= Lucia Quachey =

Ghanaian entrepreneur and business advocate

Lucia Quachey is a Ghanaian entrepreneur and business advocate who served as President of Business and Professional Women in Ghana. She has worked in several organizations that promote women’s entrepreneurship, business development, and regional cooperation in West Africa.

== Early life and education ==
Lucia Quachey attended Holy Child Secondary School in Calabar, where she studied fashion design and business administration at the O-level from 1960 to 1964.

== Career ==
Quachey is active in business leadership and women’s entrepreneurship initiatives in Ghana. She held leadership positions in several regional and national organizations focused on supporting women in business.
She served as President of Business and Professional Women, an international organization that promotes the professional and economic empowerment of women.

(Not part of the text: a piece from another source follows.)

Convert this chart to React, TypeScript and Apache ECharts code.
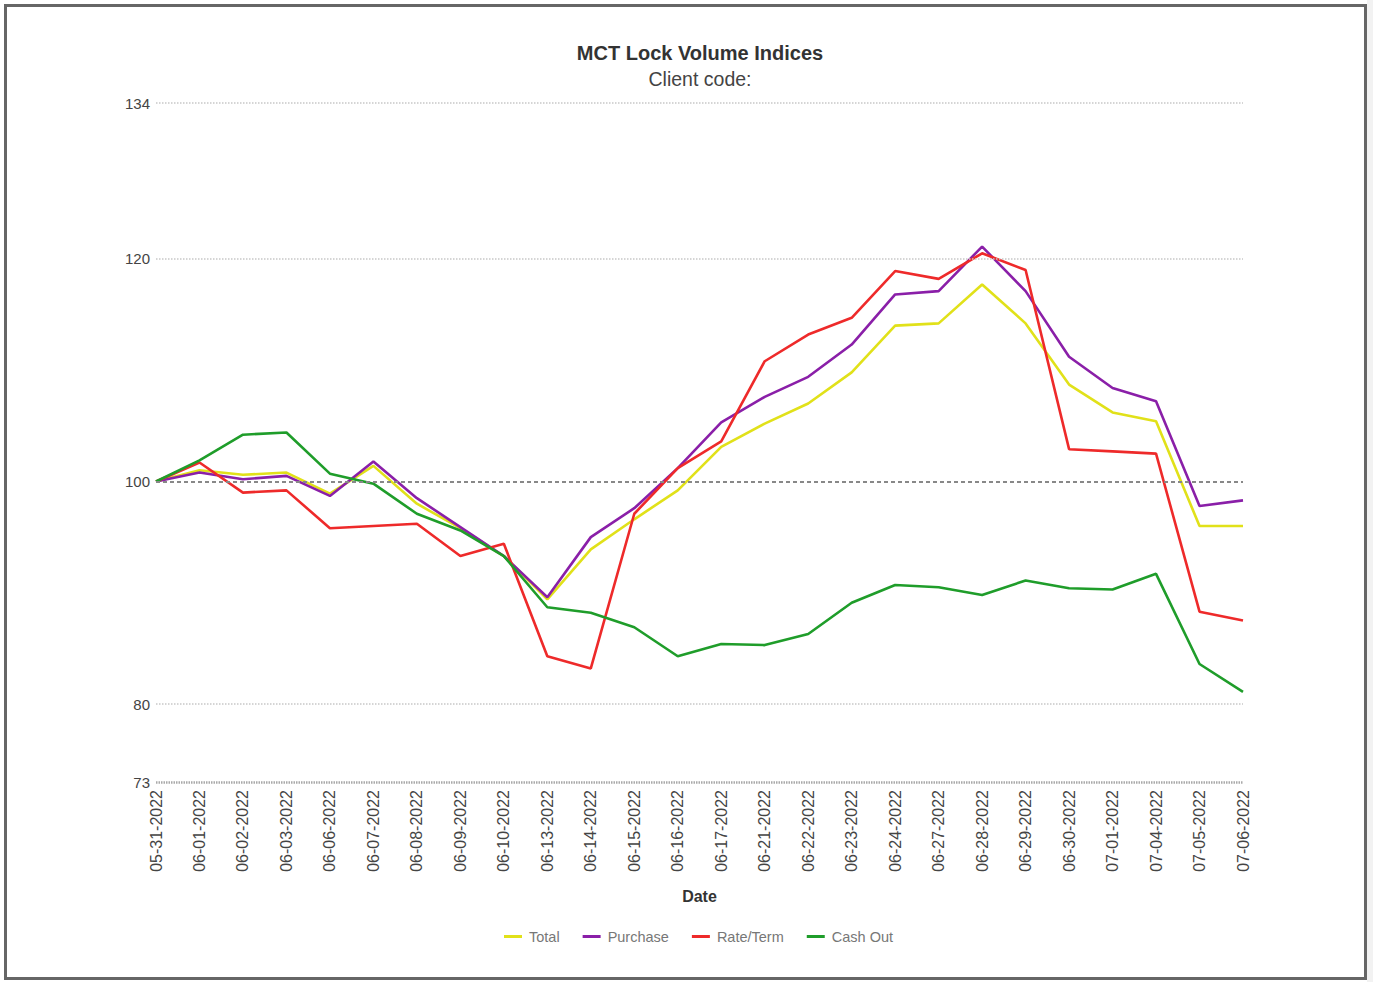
import React, { useEffect, useRef } from "react";
import * as echarts from "echarts";

const categories = [
  "05-31-2022", "06-01-2022", "06-02-2022", "06-03-2022", "06-06-2022", "06-07-2022",
  "06-08-2022", "06-09-2022", "06-10-2022", "06-13-2022", "06-14-2022", "06-15-2022",
  "06-16-2022", "06-17-2022", "06-21-2022", "06-22-2022", "06-23-2022", "06-24-2022",
  "06-27-2022", "06-28-2022", "06-29-2022", "06-30-2022", "07-01-2022", "07-04-2022",
  "07-05-2022", "07-06-2022",
];

const totalValues = [
  100, 101.0, 100.6, 100.8, 98.9, 101.4, 98.0, 95.8, 93.3, 89.4, 93.9, 96.6,
  99.2, 103.1, 105.2, 107.0, 109.8, 114.0, 114.2, 117.7, 114.2, 108.7, 106.2, 105.4,
  96.0, 96.0,
];

const purchaseValues = [
  100, 100.8, 100.2, 100.5, 98.7, 101.8, 98.5, 95.9, 93.3, 89.6, 95.0, 97.6,
  101.2, 105.3, 107.6, 109.4, 112.3, 116.8, 117.1, 121.1, 117.1, 111.2, 108.4, 107.2,
  97.8, 98.3,
];

const rateTermValues = [
  100, 101.7, 99.0, 99.2, 95.8, 96.0, 96.2, 93.3, 94.4, 84.3, 83.2, 97.1,
  101.2, 103.6, 110.8, 113.2, 114.7, 118.9, 118.2, 120.5, 119.0, 102.9, 102.7, 102.5,
  88.3, 87.5,
];

const cashOutValues = [
  100, 101.9, 104.2, 104.4, 100.7, 99.8, 97.1, 95.6, 93.3, 88.7, 88.2, 86.9,
  84.3, 85.4, 85.3, 86.3, 89.1, 90.7, 90.5, 89.8, 91.1, 90.4, 90.3, 91.7,
  83.6, 81.1,
];

const yTickValues = [73, 80, 100, 120, 134];
const gridLineValues = [134, 120, 80];
const baselineValue = 100;
const floorValue = 73;

export default function App() {
  const ref = useRef<HTMLDivElement>(null);

  useEffect(() => {
    if (!ref.current) return;
    const chart = echarts.init(ref.current, null, { renderer: "svg" });
    const font = "Liberation Sans, Arial, sans-serif";
    const lineSeries = (name: string, data: number[], color: string) => ({
      name,
      type: "line",
      data,
      symbol: "none",
      showSymbol: false,
      lineStyle: { color, width: 2.6 },
      itemStyle: { color },
      z: 3,
    });
    chart.setOption({
      animation: false,
      textStyle: { fontFamily: font },
      title: {
        text: "MCT Lock Volume Indices",
        subtext: "Client code:",
        left: 695,
        top: 38,
        textAlign: "center",
        itemGap: 6,
        textStyle: { fontSize: 20, fontWeight: "bold", color: "#333", fontFamily: font },
        subtextStyle: { fontSize: 19.5, color: "#444", fontFamily: font },
      },
      legend: {
        data: ["Total", "Purchase", "Rate/Term", "Cash Out"],
        left: 499,
        top: 924,
        itemGap: 23,
        itemWidth: 18,
        itemHeight: 3,
        icon: "rect",
        textStyle: { fontSize: 14.5, color: "#777", fontFamily: font, padding: [0, 0, 0, 2] },
      },
      grid: { left: 156, right: 130, top: 103, bottom: 200, containLabel: false },
      xAxis: {
        type: "category",
        data: categories,
        boundaryGap: false,
        name: "Date",
        nameLocation: "middle",
        nameGap: 106,
        nameTextStyle: { fontSize: 16, fontWeight: "bold", color: "#333", fontFamily: font },
        axisLine: { show: false },
        axisTick: { show: false },
        axisLabel: { rotate: 90, fontSize: 16, color: "#444", margin: 8, interval: 0, fontFamily: font },
        splitLine: { show: false },
      },
      yAxis: {
        type: "value",
        min: 73,
        max: 134,
        axisLine: { show: false },
        axisTick: { show: false, customValues: yTickValues },
        axisLabel: { customValues: yTickValues, fontSize: 15, color: "#444", margin: 6, fontFamily: font },
        splitLine: { show: false },
      },
      series: [
        {
          name: "gridlines",
          type: "line",
          data: [],
          z: 1,
          silent: true,
          markLine: {
            silent: true,
            symbol: "none",
            label: { show: false },
            data: [
              ...gridLineValues.map((v) => ({
                yAxis: v,
                lineStyle: { color: "#c8c8c8", width: 1.5, type: [1.5, 1.5] },
              })),
              { yAxis: baselineValue, lineStyle: { color: "#888", width: 2, type: [4, 3] } },
              { yAxis: floorValue, lineStyle: { color: "#aaa", width: 2.5, type: [1.5, 1] } },
            ],
          },
        },
        lineSeries("Total", totalValues, "#e1e119"),
        lineSeries("Purchase", purchaseValues, "#8a1fa8"),
        lineSeries("Rate/Term", rateTermValues, "#ee2a2a"),
        lineSeries("Cash Out", cashOutValues, "#1f9d2a"),
      ],
    });
    return () => chart.dispose();
  }, []);

  return (
    <div style={{ position: "fixed", left: 0, top: 0, width: 1373, height: 982, background: "#fff" }}>
      <div
        style={{
          position: "absolute",
          left: 4,
          top: 4,
          width: 1363,
          height: 976,
          border: "3px solid #666",
          boxSizing: "border-box",
        }}
      />
      <div style={{ position: "absolute", left: 1367, top: 0, width: 6, height: 982, background: "#f2f2f2" }} />
      <div ref={ref} style={{ position: "absolute", left: 0, top: 0, width: 1373, height: 982 }} />
    </div>
  );
}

Quachey was involved with the ECOWAS Federation of Business and Professional Women, where she contributed to initiatives aimed at strengthening cooperation among women entrepreneurs within the Economic Community of West African States.
In addition, she worked with the Ghana Association of Women Entrepreneurs and the African Federation of Women Entrepreneurs, organizations that promote women’s participation in business and enterprise development.
Quachey was also associated with Lucia Manufacturing Industry Ltd., a business involved in manufacturing activities in Ghana.

== Professional focus ==
Throughout her career, Quachey worked on initiatives related to entrepreneurship development, women’s economic empowerment, and regional cooperation among women-led businesses. Her professional activities include event organization, business strategy development, and leadership in professional associations.